The device shows you variations in a magnetic field (which, as we all know, are a common sign of ghostly activity). It won’t show up constant magnetic frequencies, like you get from electronics. Is this good science? Does my phone even have the capability to recognise magnetic field fluctuations? How? I have no answers I’m afraid, I’m not a ghost scientist.

The app is set up like a traditional radar screen. When there’s an anomaly it’ll show up as a blip on the screen, with text telling you the distance between it and yourself. That’s really all there is to it. There are often blips on my screen which may well be magnetic fluctuations. Or maybe it’s just an animation. It’s probably not ghosts, I don’t think – and I prefer it that way, to be honest. I like spooky stories and horror-based apps, but I don’t like the idea of any of it actually being real. I’ll get my thrills vicariously and that’s quite enough thanks.

I’ll concede that it the right circumstances this app could actually be pretty creepy.
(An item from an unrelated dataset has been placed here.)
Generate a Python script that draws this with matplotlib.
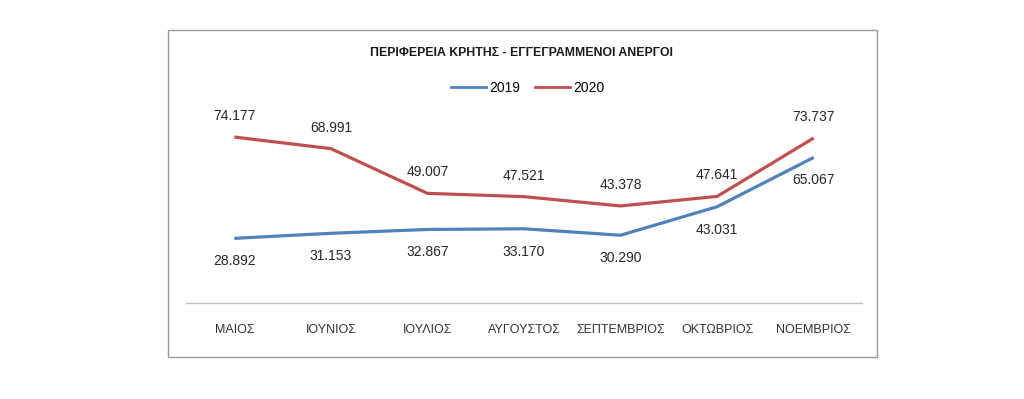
import matplotlib
matplotlib.use("Agg")
import matplotlib.pyplot as plt
from matplotlib.patches import Rectangle
from matplotlib.lines import Line2D

plt.rcParams['font.family'] = ['Liberation Sans Narrow', 'Liberation Sans', 'DejaVu Sans']

title = "ΠΕΡΙΦΕΡΕΙΑ ΚΡΗΤΗΣ - ΕΓΓΕΓΡΑΜΜΕΝΟΙ ΑΝΕΡΓΟΙ"
months = ["ΜΑΙΟΣ", "ΙΟΥΝΙΟΣ", "ΙΟΥΛΙΟΣ", "ΑΥΓΟΥΣΤΟΣ", "ΣΕΠΤΕΜΒΡΙΟΣ", "ΟΚΤΩΒΡΙΟΣ", "ΝΟΕΜΒΡΙΟΣ"]
values_2019 = [28.892, 31.153, 32.867, 33.170, 30.290, 43.031, 65.067]
values_2020 = [74.177, 68.991, 49.007, 47.521, 43.378, 47.641, 73.737]
labels_2019 = ["28.892", "31.153", "32.867", "33.170", "30.290", "43.031", "65.067"]
labels_2020 = ["74.177", "68.991", "49.007", "47.521", "43.378", "47.641", "73.737"]

W, H = 1024, 399
fig = plt.figure(figsize=(W / 100, H / 100), dpi=100)
fig.patch.set_facecolor("white")

# chart border
fig.patches.append(Rectangle((168 / W, 1 - 357 / H), (877 - 168) / W, (357 - 30) / H,
                             transform=fig.transFigure, fill=False,
                             edgecolor="#9a9a9a", linewidth=1.0))

ax = fig.add_axes([186 / W, 1 - 303 / H, 676 / W, 179 / H])
x = list(range(len(months)))
c19, c20 = "#4F81BD", "#C0504D"
ax.plot(x, values_2019, color=c19, linewidth=2.3, solid_capstyle="butt")
ax.plot(x, values_2020, color=c20, linewidth=2.3, solid_capstyle="butt")
ax.set_xlim(-0.5, len(months) - 0.5)
ax.set_ylim(0, 80)
for s in ["top", "right", "left"]:
    ax.spines[s].set_visible(False)
ax.spines["bottom"].set_color("#bfbfbf")
ax.spines["bottom"].set_linewidth(1.0)
ax.set_yticks([])
ax.set_xticks(x)
ax.set_xticklabels(months, fontsize=9, color="#333333")
ax.tick_params(axis="x", length=0, pad=15)
ax.set_facecolor("none")

tc = "#262626"
for i in x:
    ax.annotate(labels_2020[i], (i, values_2020[i]), xytext=(0, 21), textcoords="offset pixels",
                ha="center", va="center", fontsize=10, color=tc)
    ax.annotate(labels_2019[i], (i, values_2019[i]), xytext=(0, -23), textcoords="offset pixels",
                ha="center", va="center", fontsize=10, color=tc)

fig.text(521 / W, 1 - 53 / H, title, ha="center", va="center", fontsize=8.8,
         fontweight="bold", color="#1a1a1a")

handles = [Line2D([], [], color=c19, linewidth=2), Line2D([], [], color=c20, linewidth=2)]
fig.legend(handles, ["2019", "2020"], loc="center", bbox_to_anchor=(528 / W, 1 - 88 / H),
           ncol=2, frameon=False, fontsize=10, handlelength=2.5, handletextpad=0.25,
           columnspacing=1.1)

fig.savefig("out.png", dpi=100)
At one point the blip on my radar appeared to be circling around me, as if it was trying to sneak up on me – if it was late at night and I was by myself I can see how I’d be a bit scared.

(It should be noted that this blip also seemed to be hovering vaguely around where we keep the TV in the next room, so there is that.)

Certainly the possibilities for freaking out some of the more gullible people you know (probably children, unless your friends are a particular sort of open-minded) are great. Ghost stories around a campfire can only be improved by electronic verification, surely.

Maybe Ghost Detector Spectrum really is alerting me to the presence of nearby spirits. Or maybe there’s no such thing, and it’s just picking up bits of dust floating in the air. I have my opinions and I’m sure you have yours. But if this is the sort of thing you believe in, maybe give it a go. And even if it isn’t, maybe you know someone who’ll get a kick out of the sort of prank this app could lend itself to.  Either way: the truth is out there, or something.